Funday Times

Anne of Green Gables celebrating a hundred years
By Ayesha Inoon

“Elderly couple applies to orphan asylum for a boy. By mistake a girl is sent them, " jotted Lucy Maud Montgomery in a notebook in 1904. A few years later, she came across this entry, and decided to write a book based on the idea. And so the beloved classic, ‘Anne of Green Gables’ was born.

This year, Canada is celebrating a 100 years since the publication of this book. The story about the talkative red haired orphan, Anne Shirley has captivated both children and adults all over the world for the past century. It has made Prince Edward Island (PEI), the smallest province in Canada where the story is based, famous with descriptions of the island's beauty.

The Green Gables house

In ‘Anne of Green Gables,’ Matthew Cuthbert and his sister Marilla, elderly people living in a farm in a village called Avonlea, PEI, adopt Anne, even though she was not the boy they had hoped for. With her loving heart and lively chatter, Anne quickly wins their hearts and that of everyone she meets. Her vivid imagination and curiosity lead her to many adventures in their home, and in the village.
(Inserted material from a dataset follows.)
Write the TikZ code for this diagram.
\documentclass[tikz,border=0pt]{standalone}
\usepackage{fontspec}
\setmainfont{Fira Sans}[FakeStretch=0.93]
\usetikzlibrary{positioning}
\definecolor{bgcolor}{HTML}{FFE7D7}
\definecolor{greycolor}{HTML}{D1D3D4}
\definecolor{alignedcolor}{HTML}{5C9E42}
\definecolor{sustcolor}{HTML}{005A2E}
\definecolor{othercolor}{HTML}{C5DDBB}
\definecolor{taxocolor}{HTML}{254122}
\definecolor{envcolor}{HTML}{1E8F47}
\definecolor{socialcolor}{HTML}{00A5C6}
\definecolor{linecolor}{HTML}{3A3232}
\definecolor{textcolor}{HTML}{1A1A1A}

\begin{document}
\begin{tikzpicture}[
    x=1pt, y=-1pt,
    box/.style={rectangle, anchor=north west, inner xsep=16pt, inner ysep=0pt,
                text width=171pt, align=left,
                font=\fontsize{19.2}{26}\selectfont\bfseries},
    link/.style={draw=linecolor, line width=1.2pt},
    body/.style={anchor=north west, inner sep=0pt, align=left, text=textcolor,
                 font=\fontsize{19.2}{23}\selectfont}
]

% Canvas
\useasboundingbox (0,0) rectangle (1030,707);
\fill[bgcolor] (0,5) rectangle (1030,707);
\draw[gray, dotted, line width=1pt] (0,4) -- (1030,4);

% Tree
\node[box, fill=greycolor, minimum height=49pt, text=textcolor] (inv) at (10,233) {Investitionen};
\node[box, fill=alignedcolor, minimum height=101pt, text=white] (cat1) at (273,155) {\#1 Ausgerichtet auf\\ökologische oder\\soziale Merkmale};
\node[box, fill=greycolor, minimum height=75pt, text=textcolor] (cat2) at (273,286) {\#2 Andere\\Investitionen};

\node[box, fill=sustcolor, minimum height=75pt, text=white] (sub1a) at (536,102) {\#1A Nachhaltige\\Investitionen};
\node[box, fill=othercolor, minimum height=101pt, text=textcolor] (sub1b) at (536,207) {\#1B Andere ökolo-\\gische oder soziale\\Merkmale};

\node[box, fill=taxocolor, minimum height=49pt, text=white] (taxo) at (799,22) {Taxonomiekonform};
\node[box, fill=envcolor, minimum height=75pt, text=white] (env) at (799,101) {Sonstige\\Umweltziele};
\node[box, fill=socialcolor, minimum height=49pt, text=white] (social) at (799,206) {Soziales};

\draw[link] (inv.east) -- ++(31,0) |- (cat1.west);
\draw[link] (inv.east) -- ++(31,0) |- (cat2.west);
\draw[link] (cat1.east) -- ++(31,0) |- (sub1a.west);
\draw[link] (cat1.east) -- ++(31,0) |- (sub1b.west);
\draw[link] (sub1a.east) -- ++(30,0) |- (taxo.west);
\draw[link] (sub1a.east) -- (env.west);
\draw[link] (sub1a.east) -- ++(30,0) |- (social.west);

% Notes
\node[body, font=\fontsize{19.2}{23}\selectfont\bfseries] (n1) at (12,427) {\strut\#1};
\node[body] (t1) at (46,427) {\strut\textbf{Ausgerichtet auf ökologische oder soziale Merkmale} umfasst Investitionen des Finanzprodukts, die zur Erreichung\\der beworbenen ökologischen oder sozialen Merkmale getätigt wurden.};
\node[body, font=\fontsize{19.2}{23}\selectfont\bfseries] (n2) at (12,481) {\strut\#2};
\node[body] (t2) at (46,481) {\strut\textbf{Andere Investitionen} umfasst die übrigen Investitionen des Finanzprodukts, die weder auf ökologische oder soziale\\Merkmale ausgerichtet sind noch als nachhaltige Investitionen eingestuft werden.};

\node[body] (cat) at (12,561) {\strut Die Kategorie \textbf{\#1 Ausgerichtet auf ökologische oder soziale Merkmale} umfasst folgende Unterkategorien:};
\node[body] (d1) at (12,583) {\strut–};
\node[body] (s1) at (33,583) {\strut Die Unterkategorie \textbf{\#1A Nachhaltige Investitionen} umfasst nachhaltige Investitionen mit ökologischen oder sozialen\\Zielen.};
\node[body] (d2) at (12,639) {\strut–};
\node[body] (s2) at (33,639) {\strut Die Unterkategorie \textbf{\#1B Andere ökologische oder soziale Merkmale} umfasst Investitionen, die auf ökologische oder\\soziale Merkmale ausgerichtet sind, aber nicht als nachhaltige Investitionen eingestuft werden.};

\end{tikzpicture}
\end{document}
The book was so popular, that L. M. Montgomery went on to write six sequels, leading up to Anne's university years, her marriage, and her life as a wife and mother of six children.
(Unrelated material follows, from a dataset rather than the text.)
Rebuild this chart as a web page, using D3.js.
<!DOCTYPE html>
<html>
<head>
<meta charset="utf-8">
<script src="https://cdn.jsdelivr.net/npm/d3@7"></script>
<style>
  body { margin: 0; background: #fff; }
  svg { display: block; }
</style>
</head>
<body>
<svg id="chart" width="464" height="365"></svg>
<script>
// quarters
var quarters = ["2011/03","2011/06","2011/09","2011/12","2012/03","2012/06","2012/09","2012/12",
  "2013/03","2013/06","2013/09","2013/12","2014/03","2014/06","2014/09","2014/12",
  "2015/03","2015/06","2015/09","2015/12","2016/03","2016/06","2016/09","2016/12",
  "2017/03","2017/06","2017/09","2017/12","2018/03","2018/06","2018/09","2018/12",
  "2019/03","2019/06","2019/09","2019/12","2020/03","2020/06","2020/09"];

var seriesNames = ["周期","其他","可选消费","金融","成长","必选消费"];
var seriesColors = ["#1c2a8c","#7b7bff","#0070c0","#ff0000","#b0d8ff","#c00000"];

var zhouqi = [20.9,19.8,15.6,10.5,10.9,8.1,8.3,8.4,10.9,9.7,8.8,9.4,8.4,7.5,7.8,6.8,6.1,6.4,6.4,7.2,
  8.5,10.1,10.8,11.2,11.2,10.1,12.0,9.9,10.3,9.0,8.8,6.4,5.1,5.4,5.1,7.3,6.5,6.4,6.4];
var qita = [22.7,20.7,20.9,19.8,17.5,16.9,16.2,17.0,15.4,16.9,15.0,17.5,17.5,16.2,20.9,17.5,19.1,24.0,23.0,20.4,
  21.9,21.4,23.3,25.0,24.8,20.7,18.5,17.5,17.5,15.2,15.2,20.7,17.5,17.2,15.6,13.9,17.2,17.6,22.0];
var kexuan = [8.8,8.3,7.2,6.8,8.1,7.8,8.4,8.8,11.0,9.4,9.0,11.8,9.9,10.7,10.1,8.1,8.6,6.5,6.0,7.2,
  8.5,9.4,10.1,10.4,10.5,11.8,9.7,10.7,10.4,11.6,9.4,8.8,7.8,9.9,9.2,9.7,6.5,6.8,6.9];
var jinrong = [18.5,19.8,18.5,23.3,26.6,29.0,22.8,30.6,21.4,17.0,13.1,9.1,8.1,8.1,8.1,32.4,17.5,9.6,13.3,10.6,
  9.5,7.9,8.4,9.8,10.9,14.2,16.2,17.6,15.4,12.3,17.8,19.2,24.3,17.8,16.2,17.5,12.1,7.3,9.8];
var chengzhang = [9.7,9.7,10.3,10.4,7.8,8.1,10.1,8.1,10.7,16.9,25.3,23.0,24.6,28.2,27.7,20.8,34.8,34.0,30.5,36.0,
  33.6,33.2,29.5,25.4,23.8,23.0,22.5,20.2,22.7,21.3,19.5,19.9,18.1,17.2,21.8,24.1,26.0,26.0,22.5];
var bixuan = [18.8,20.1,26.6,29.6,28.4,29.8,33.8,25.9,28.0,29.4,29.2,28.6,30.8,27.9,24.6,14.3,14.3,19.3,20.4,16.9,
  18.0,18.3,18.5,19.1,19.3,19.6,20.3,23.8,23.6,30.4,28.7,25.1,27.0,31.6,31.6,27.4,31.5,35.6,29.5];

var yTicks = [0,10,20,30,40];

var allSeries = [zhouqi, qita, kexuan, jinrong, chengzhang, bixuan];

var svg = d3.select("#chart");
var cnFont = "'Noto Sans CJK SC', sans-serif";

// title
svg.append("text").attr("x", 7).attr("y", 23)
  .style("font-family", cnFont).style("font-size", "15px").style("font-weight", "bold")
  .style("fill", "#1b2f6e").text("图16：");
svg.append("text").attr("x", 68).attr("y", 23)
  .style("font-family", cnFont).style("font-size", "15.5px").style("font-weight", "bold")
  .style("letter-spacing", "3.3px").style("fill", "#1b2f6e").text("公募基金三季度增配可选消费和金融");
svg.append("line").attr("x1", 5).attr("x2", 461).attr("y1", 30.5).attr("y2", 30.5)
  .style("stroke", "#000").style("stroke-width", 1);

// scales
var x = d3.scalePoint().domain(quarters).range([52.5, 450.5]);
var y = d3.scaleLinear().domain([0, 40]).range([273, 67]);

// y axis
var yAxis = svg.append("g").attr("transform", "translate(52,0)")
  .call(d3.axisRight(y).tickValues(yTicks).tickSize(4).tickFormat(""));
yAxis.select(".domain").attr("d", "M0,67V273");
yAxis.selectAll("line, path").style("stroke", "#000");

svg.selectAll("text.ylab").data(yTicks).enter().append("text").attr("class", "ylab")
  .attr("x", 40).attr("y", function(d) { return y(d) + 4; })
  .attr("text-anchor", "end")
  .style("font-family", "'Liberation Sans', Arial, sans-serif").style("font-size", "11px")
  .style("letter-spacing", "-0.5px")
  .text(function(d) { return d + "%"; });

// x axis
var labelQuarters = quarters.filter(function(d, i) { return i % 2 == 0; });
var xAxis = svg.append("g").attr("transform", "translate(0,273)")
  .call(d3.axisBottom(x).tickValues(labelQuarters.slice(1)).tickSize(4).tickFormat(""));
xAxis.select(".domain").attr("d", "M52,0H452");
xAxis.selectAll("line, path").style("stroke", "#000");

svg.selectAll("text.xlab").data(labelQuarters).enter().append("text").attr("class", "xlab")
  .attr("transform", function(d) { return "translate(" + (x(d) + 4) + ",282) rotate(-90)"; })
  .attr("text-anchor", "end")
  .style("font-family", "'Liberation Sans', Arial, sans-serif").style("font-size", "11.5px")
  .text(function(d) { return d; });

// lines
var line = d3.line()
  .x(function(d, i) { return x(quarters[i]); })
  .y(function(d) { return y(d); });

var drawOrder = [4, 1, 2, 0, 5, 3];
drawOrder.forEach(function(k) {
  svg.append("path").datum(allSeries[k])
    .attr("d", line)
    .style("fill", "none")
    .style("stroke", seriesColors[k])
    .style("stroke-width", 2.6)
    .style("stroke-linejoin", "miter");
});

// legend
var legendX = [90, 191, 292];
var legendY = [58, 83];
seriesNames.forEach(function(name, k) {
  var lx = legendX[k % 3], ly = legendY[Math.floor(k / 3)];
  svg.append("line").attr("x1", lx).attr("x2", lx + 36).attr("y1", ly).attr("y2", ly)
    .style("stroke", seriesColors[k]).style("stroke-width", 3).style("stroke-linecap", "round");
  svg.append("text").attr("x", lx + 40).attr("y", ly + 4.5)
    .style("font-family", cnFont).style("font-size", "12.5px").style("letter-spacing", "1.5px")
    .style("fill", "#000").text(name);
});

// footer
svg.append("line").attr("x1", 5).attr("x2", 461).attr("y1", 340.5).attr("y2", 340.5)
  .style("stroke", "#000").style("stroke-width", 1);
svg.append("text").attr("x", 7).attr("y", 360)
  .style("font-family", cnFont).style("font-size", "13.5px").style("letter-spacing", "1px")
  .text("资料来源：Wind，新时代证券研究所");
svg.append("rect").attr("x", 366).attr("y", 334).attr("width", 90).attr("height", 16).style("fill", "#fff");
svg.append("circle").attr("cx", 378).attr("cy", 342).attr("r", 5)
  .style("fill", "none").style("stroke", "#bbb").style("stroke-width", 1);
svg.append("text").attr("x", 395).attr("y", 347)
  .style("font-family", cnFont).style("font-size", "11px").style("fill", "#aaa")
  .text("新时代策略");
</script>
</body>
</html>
What many people don't know about ‘Anne of Green Gables’ is that it is largely based on Montgomery's own life and the places that she lived in as a child. In a little village called Cavendish, on Prince Edward Island, there is actually a real house called Green Gables, which belonged to Montgomery's relatives, David and Margaret Macneill. If you visit that house today, you will find that it is furnished exactly as it would be if Anne and her guardians were living there. Anne's room looks as though she would come in at any moment, with one of her plain gingham dresses on the bed, and another pretty brown one, with puffed sleeves hanging in the closet.

The Government of PEI has preserved many of the places that L. M. Montgomery wrote about as heritage sites so that they can be enjoyed by the many fans of her books, that come to visit these sites from all over the world.

Lovers Lane Anne's room

A little white gate leads out from Green Gables to the Haunted Woods. Those who have read the book will remember how Anne, with her overactive imagination, believed the woods near her home to be haunted.

Marilla soon cured her of this fancy by making her walk through these woods by herself one evening. As you walk through these woods a hundred years later, you too will wonder for a moment if there are ghosts about.

This is because the constant sea breeze causes the slender trees to creak and groan in an eerie way.
On the other side of Green Gables is Lovers Lane. It too is a little winding lane that goes through woods, crosses brooks and is dotted with many flowers. It was one of Montgomery's favourite haunts, and also that of Anne's. "Not that lovers ever really walk there," she explains to Marilla, in the book, "but Diana and I are reading a perfectly magnificent book and there's a Lover's Lane in it. So we want to have one, too. And it's a very pretty name, don't you think? So romantic!" And you too would find Lovers' Lane a romantic and beautiful place.

The Lake of Shining Waters Haunted Woods

Across the street from Green Gables is the site of her Cavendish Home, where Montgomery lived with her grandparents for many years, and where she actually wrote Anne of Green Gables. The house itself no longer exists, though the land is still owned by her descendants who operate a small bookstore there.
Like Anne, Montgomery too was an orphan of sorts. Her mother died in infancy and her father remarried and moved away, leaving her to be raised by her strict grandparents. A little further away is a home called 'Silverbush,' which belonged to her uncle, John Campbell and his large family, where she spent many happy days, and which also featured in her books. Just below the house, spread out like a mirror, is the 'Lake of Shining Waters,' which Anne named in the book, and Montgomery named in real life.

Every person who reads the Anne books, dreams of visiting these wonderful places that Montgomery so lovingly describes. And even if they aren't able to do so, they will surely travel there again and again simply by turning the pages of the books and letting the magic of the words transport them there.